Economics of compliance

  • Costs and benefits
    • Compliance imposes direct costs (testing, reporting, systems, training) and indirect costs (operational complexity, slower decision cycles). The central argument in a market-oriented view is that well-designed rules maximize net benefits by preventing harm and enabling efficient markets, while excessive or poorly targeted rules erode competitiveness. See cost-benefit analysis and regulatory burden.
  • Small business impact
    • Smaller firms often bear a larger per-unit cost of compliance, prompting calls for scalable requirements, risk-based enforcement, and simplified reporting. Proponents argue that relief should be targeted to reduce unnecessary barriers without sacrificing essential protections. See small business.
  • Global competitiveness
    • Domestic rules interact with international standards and cross-border supply chains. Harmonization and mutual recognition can reduce duplication, while misaligned rules can push activities offshore. See global regulation and trade compliance.
  • Compliance as a competitive differentiator
    • A robust compliance culture can protect brand value, reduce litigation risk, and improve operational reliability. Conversely, a reputation for weak controls can invite fines, boycotts, and loss of trust. See risk management and pricing strategy.
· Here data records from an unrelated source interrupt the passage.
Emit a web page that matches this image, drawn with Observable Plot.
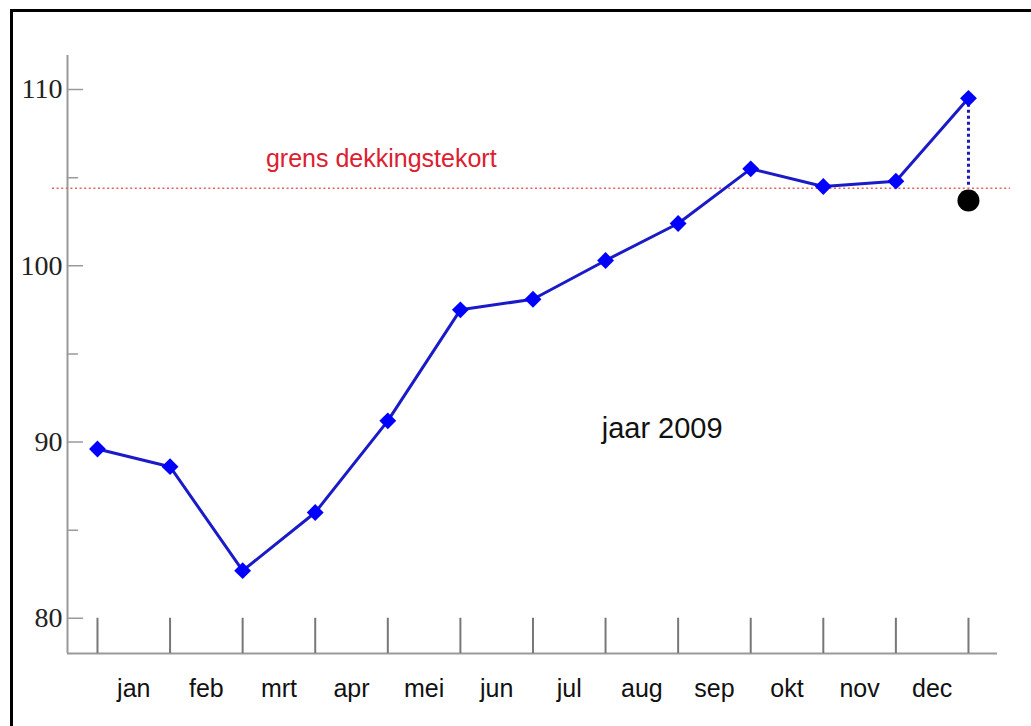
<!DOCTYPE html>
<html>
<head>
<meta charset="utf-8">
<script src="https://cdn.jsdelivr.net/npm/d3@7"></script>
<script src="https://cdn.jsdelivr.net/npm/@observablehq/plot@0.6"></script>
<style>
  html, body { margin: 0; padding: 0; background: #fff; overflow: hidden; }
  #wrap { position: relative; width: 1031px; height: 726px; }
  #border { position: absolute; left: 10px; top: 9px; width: 1100px; height: 800px;
            border-left: 3px solid #000; border-top: 3px solid #000; pointer-events: none; }
</style>
</head>
<body>
<div id="wrap"><div id="border"></div></div>
<script>
// ---- data ----
const months = ["jan", "feb", "mrt", "apr", "mei", "jun", "jul", "aug", "sep", "okt", "nov", "dec"];
// value at each month boundary (start of jan ... end of dec)
const boundaryIndex = [0, 1, 2, 3, 4, 5, 6, 7, 8, 9, 10, 11, 12];
const dekkingsgraad = [89.6, 88.6, 82.7, 86.0, 91.2, 97.5, 98.1, 100.3, 102.4, 105.5, 104.5, 104.8, 109.5];
const grensDekkingstekort = 104.4;
const eindPunt = 103.7;
const yMajorTicks = [80, 90, 100, 110];
const yMinorTicks = [85, 95, 105];
const xDomain = [-0.413, 12.4];
const yDomain = [78.0, 111.93];
const labelGrens = {text: "grens dekkingstekort", x: 3.91};
const labelJaar = {text: "jaar 2009", x: 7.78, y: 90.2};

const series = boundaryIndex.map((i, k) => ({i, v: dekkingsgraad[k]}));
const monthData = months.map((m, k) => ({m, x: k + 0.5}));
const last = series[series.length - 1];

const tickShape = {draw(context, l) { context.moveTo(0, 0); context.lineTo(0, -l); }};

const chart = Plot.plot({
  width: 1031,
  height: 726,
  marginLeft: 67,
  marginRight: 34,
  marginTop: 55,
  marginBottom: 73,
  style: {background: "transparent", overflow: "visible"},
  x: {domain: xDomain, axis: null},
  y: {domain: yDomain, axis: null},
  marks: [
    // axis lines
    Plot.ruleX([xDomain[0]], {stroke: "#9a9a9a", strokeWidth: 2}),
    Plot.ruleY([yDomain[0]], {stroke: "#9a9a9a", strokeWidth: 2}),
    // y ticks (inward)
    Plot.vector(yMajorTicks, {x: xDomain[0], y: d => d, length: 15, rotate: 90, anchor: "start",
      shape: tickShape, stroke: "#9a9a9a", strokeWidth: 1.5}),
    Plot.vector(yMinorTicks, {x: xDomain[0], y: d => d, length: 10, rotate: 90, anchor: "start",
      shape: tickShape, stroke: "#9a9a9a", strokeWidth: 1.5}),
    // y labels
    Plot.axisY({ticks: yMajorTicks, tickSize: 0, tickPadding: 5, fontSize: 28,
      fontFamily: "Liberation Serif, DejaVu Serif, serif", color: "#222", tickFormat: d => d}),
    // x ticks at month boundaries
    Plot.ruleX(boundaryIndex, {x: d => d, y1: yDomain[0], y2: yMajorTicks[0], stroke: "#777", strokeWidth: 2}),
    // month labels
    Plot.text(monthData, {x: "x", text: "m", frameAnchor: "bottom", dy: 35, lineAnchor: "middle",
      fontSize: 25, fontFamily: "Liberation Sans, Arial, sans-serif", fill: "#111"}),
    // threshold
    Plot.ruleY([grensDekkingstekort], {stroke: "#e86060", strokeWidth: 1.6, strokeDasharray: "2,2.6",
      insetLeft: -15, insetRight: -13}),
    Plot.text([labelGrens], {x: "x", y: () => grensDekkingstekort, text: "text", dy: -21, lineAnchor: "bottom",
      fontSize: 25, fontFamily: "Liberation Sans, Arial, sans-serif", fill: "#dc2030"}),
    // dotted vertical from dec value to threshold
    Plot.ruleX([last], {x: "i", y1: "v", y2: () => grensDekkingstekort, stroke: "#1a1ab0",
      strokeWidth: 3, strokeDasharray: "3,3"}),
    // line and markers
    Plot.line(series, {x: "i", y: "v", stroke: "#1a1ac8", strokeWidth: 3}),
    Plot.dot(series, {x: "i", y: "v", symbol: "diamond2", r: 7.6, fill: "#0000ff", stroke: "none"}),
    // end point
    Plot.dot([eindPunt], {x: last.i, y: d => d, r: 11, fill: "#000", stroke: "none"}),
    // year annotation
    Plot.text([labelJaar], {x: "x", y: "y", text: "text", lineAnchor: "bottom",
      fontSize: 29, fontFamily: "Liberation Sans, Arial, sans-serif", fill: "#111"})
  ]
});
document.getElementById("wrap").prepend(chart);
</script>
</body>
</html>
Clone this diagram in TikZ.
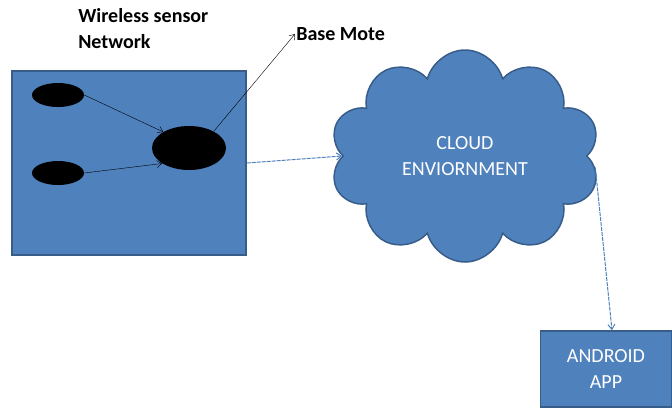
\documentclass[tikz,border=0pt]{standalone}
\usepackage{fontspec}
\setmainfont{Carlito}
\usetikzlibrary{arrows.meta, positioning, shapes.geometric, shapes.symbols}
\definecolor{boxblue}{HTML}{4F81BD}
\definecolor{edgeblue}{HTML}{385D8A}
\begin{document}
\begin{tikzpicture}[
            x = 1pt, y = -1pt, % pixel grid of the picture
            > = {Straight Barb[length=5pt, width=7pt]}, % arrow head style
            semithick, % line style
            font = \fontsize{20}{26}\selectfont
        ]
\tikzstyle{bluebox}=[
			shape = rectangle,
			draw = edgeblue,
			line width = 1.5pt,
			fill = boxblue,
			text = white,
			align = center,
			inner sep = 0pt
			]
\tikzstyle{mote}=[
			shape = ellipse,
			fill = black,
			inner sep = 0pt
			]
\tikzstyle{bluelink}=[
			->,
			draw = boxblue,
			line width = 1pt,
			dash pattern = on 4pt off 1pt
			]
\useasboundingbox (0,0) rectangle (672,408);
\node[bluebox, minimum width = 234pt, minimum height = 184pt](wsn) at (129,163){};
\node[mote, minimum width = 52pt, minimum height = 24pt](mote1) at (58,95){};
\node[mote, minimum width = 52pt, minimum height = 24pt](mote2) at (58,173){};
\node[mote, minimum width = 74pt, minimum height = 44pt](base) at (189,148){};
\node[anchor = north west, align = left, inner sep = 0pt, font = \fontsize{20}{26}\selectfont\bfseries](wsnlabel) at (78,8){Wireless sensor\\Network};
\node[anchor = west, inner sep = 1pt, font = \fontsize{20}{26}\selectfont\bfseries](baselabel) at (295,34){Base Mote};
\node[cloud, cloud puffs = 10, cloud ignores aspect, draw = edgeblue, line width = 1.5pt, fill = boxblue,
			text = white, align = center, minimum width = 270pt, minimum height = 212pt](cloud) at (465,156){CLOUD\\ENVIORNMENT};
\node[bluebox, minimum width = 131pt, minimum height = 76pt](android) at (606,369){ANDROID\\APP};
\draw[->, thin] (mote1.east) -- (base.148);
\draw[->, thin] (mote2.east) -- (base.210);
\draw[->, thin] (base.34) -- (baselabel.west);
\draw[bluelink] (wsn.east) -- (cloud.west);
\draw[bluelink] (cloud.-5) -- ([xshift = 6pt]android.north);
\end{tikzpicture}
\end{document}
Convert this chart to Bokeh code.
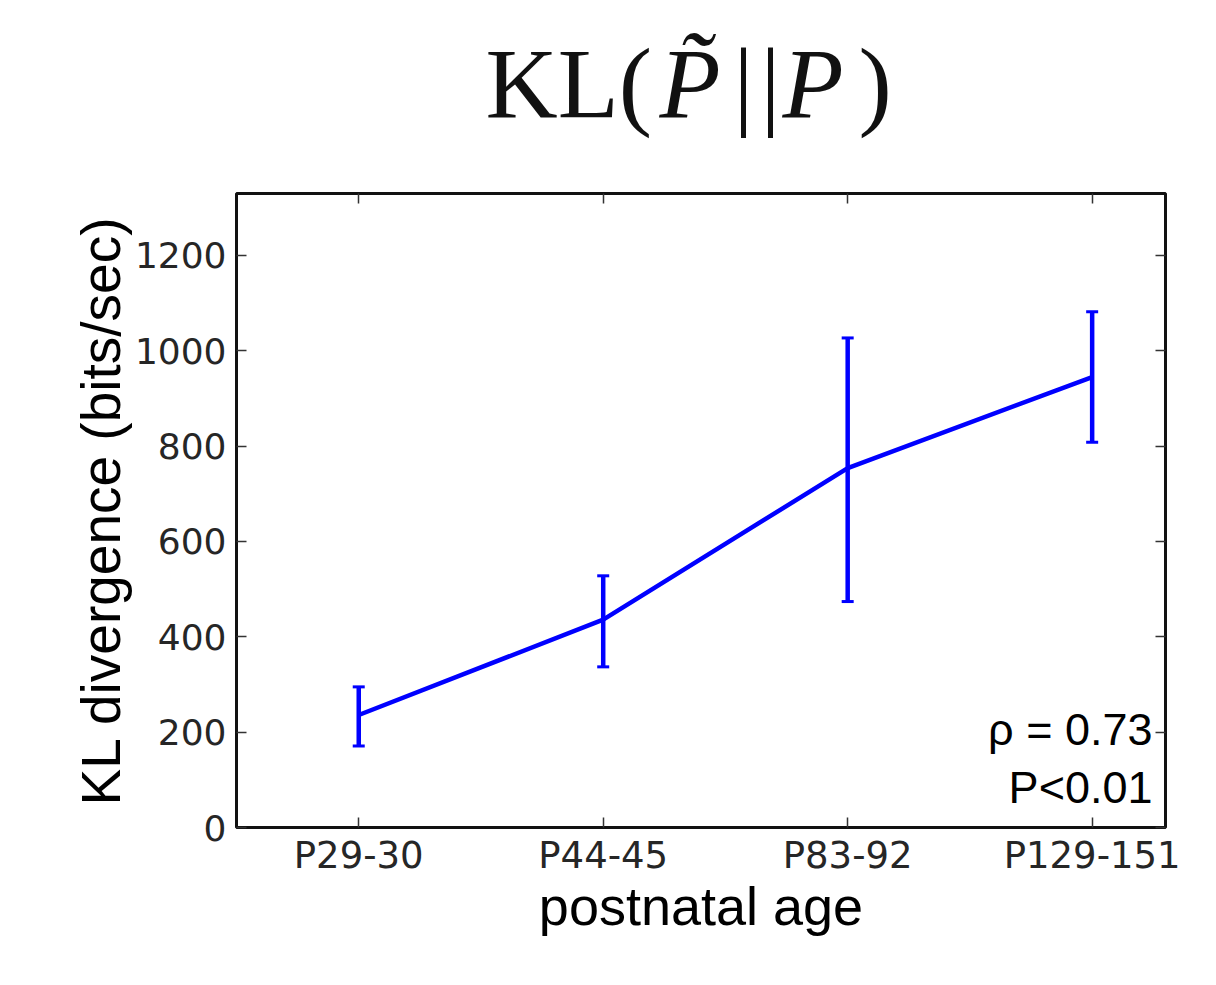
from bokeh.plotting import figure
from bokeh.layouts import column
from bokeh.models import (Range1d, FixedTicker, LinearAxis, Whisker, TeeHead,
                          ColumnDataSource, Label)
from bokeh.core.properties import value
from bokeh.embed import file_html
from bokeh.resources import INLINE

# ---- data ----
categories = ["P29-30", "P44-45", "P83-92", "P129-151"]
kl_mean = [236, 436, 754, 945]
kl_lower = [171, 337, 474, 808]
kl_upper = [295, 528, 1027, 1082]
y_ticks = [0, 200, 400, 600, 800, 1000, 1200]
stats_lines = ["\u03c1 = 0.73", "P<0.01"]

LEFT, FW, RIGHT = 236, 929, 40
TITLE_H = 183

xpos = list(range(len(categories)))
src = ColumnDataSource(dict(x=xpos, mean=kl_mean, lower=kl_lower, upper=kl_upper))

# ---- title strip: KL(P~||P) ----
tf = figure(frame_width=FW, frame_height=TITLE_H,
            x_range=Range1d(LEFT, LEFT + FW), y_range=Range1d(0, TITLE_H),
            output_backend="svg", toolbar_location=None,
            x_axis_location=None, y_axis_location=None,
            min_border_left=LEFT, min_border_right=RIGHT,
            min_border_top=0, min_border_bottom=0)
tf.grid.visible = False
tf.outline_line_color = None
tf.background_fill_color = "white"
tf.border_fill_color = "white"
upright = dict(x=[485, 733, 760, 858], text=["KL(", "|", "|", ")"])
slanted = dict(x=[659, 782], text=["P\u0303", "P"])
base_y = TITLE_H - 122 + 39
tf.text(x=upright["x"], y=[base_y] * len(upright["x"]), text=upright["text"],
        text_align="left", text_baseline="alphabetic",
        text_font=value("Liberation Serif"), text_font_size="100px",
        text_color="#111111")
tf.text(x=slanted["x"], y=[base_y] * len(slanted["x"]), text=slanted["text"],
        text_align="left", text_baseline="alphabetic",
        text_font=value("Liberation Serif"), text_font_style="italic",
        text_font_size="100px", text_color="#111111")

# ---- main plot ----
p = figure(frame_width=FW, frame_height=634,
           x_range=Range1d(-0.5, 3.3), y_range=Range1d(0, 1330),
           output_backend="svg", toolbar_location=None,
           min_border_left=LEFT, min_border_top=10,
           min_border_right=RIGHT, min_border_bottom=130,
           x_axis_label="postnatal age",
           y_axis_label="KL divergence (bits/sec)")
p.background_fill_color = "white"
p.border_fill_color = "white"
p.grid.visible = False
p.outline_line_color = "#111111"
p.outline_line_width = 3

tick_font = "DejaVu Sans"
for ax in (p.xaxis[0], p.yaxis[0]):
    ax.axis_line_color = None
    ax.major_tick_in = 10
    ax.major_tick_out = 0
    ax.minor_tick_line_color = None
    ax.major_tick_line_color = "#333333"
    ax.major_tick_line_width = 1.5
    ax.major_label_text_font = tick_font
    ax.major_label_text_font_size = "36px"
    ax.major_label_text_color = "#262626"
    ax.axis_label_text_font = "Liberation Sans"
    ax.axis_label_text_font_style = "normal"
    ax.axis_label_text_color = "black"

p.xaxis.ticker = FixedTicker(ticks=xpos)
p.xaxis.major_label_overrides = {i: c for i, c in zip(xpos, categories)}
p.xaxis.major_label_standoff = 6
p.xaxis.major_label_text_font_size = "37px"
p.xaxis.axis_label_text_font_size = "54px"
p.xaxis.axis_label_standoff = -4

p.yaxis.ticker = FixedTicker(ticks=y_ticks)
p.yaxis.major_label_standoff = 10
p.yaxis.axis_label_text_font_size = "55px"
p.yaxis.axis_label_standoff = 0

# mirrored ticks on top and right (matplotlib style)
top = LinearAxis(ticker=FixedTicker(ticks=xpos))
right = LinearAxis(ticker=FixedTicker(ticks=y_ticks))
for ax in (top, right):
    ax.axis_line_color = None
    ax.major_tick_in = 10
    ax.major_tick_out = 0
    ax.minor_tick_line_color = None
    ax.major_tick_line_color = "#333333"
    ax.major_tick_line_width = 1.5
    ax.major_label_text_color = None
    ax.major_label_text_font_size = "1px"
    ax.major_label_standoff = 0
p.add_layout(top, "above")
p.add_layout(right, "right")

# data
p.line("x", "mean", source=src, line_color="#0000ff", line_width=4.5)
w = Whisker(base="x", lower="lower", upper="upper", source=src,
            line_color="#0000ff", line_width=4.5,
            upper_head=TeeHead(size=12, line_color="#0000ff", line_width=3),
            lower_head=TeeHead(size=12, line_color="#0000ff", line_width=3))
p.add_layout(w)

# statistics annotation
for txt, yy in zip(stats_lines, [98, 40]):
    p.add_layout(Label(x=916, y=yy, x_units="screen", y_units="screen",
                       text=txt, text_align="right", text_baseline="alphabetic",
                       text_font="Liberation Sans", text_font_size="45px",
                       text_color="black"))

layout = column(tf, p, spacing=0)
open("out.html", "w").write(file_html(layout, INLINE))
Policy debates and controversies

  • The case for targeted, predictable regulation
    • Advocates emphasize clear objectives, measurable outcomes, and a focus on high-risk areas. They argue that regulation should be designed to protect consumers and workers while allowing firms to innovate, compete, and respond to market signals. Proponents favor sunset reviews, plain-language rules, and scalable compliance that adapts to firm size and sector risk. See risk-based regulation and regulatory reform.
  • Critics and the controversy around regulation
    • Critics of heavy-handed regimes argue that excessive rules raise costs, slow innovation, and entrench incumbents. They call for smarter, not more, regulation—fewer rules with clearer scope and better enforcement. See deregulation and economic policy.
  • Controversies framed as social policy
    • Some observers contend that certain regulatory agendas are used to pursue broader social aims beyond conventional safety or financial stability, blending environmental, social, and governance objectives with regulatory instruments. In response, market-focused voices often stress that well-justified rules should rest on solid evidence, be proportionate to risk, and avoid politicized or subjective criteria. Critics of what they see as overreach argue that this broad approach can create uncertainty and uneven burdens. Proponents of a narrow, performance-based approach counter that essential safeguards are non-negotiable. See regulatory impact assessment and policy evaluation.
  • Why some criticisms of “social policy” critiques are seen as misguided
    • The counterargument is that protecting customers, workers, and markets is a baseline function of a well-ordered economy, and that attempting to micromanage social outcomes through regulation risks fungible costs and unpredictable performance. Supporters contend that accountability, clarity, and evidence-based design reduce ambiguity for businesses and ensure that public aims are achieved without sacrificing competitiveness. See evidence-based policy and public administration.

Enforcement culture and modernization

  • Tone at the top and accountability
    • Effective compliance programs rely on leadership that values integrity, enforces consistent standards, and links incentives to compliance outcomes. See tone at the top and internal controls.
  • Technology and data in compliance
    • Modern programs increasingly rely on automated screening, data analytics, and continuous monitoring to reduce manual overhead and improve accuracy. See data analytics and automated compliance.
  • Global standards and cross-border considerations
    • Multinational firms navigate a patchwork of national and regional rules, driving a push toward harmonized standards and mutual recognition where feasible. See international regulation and global governance.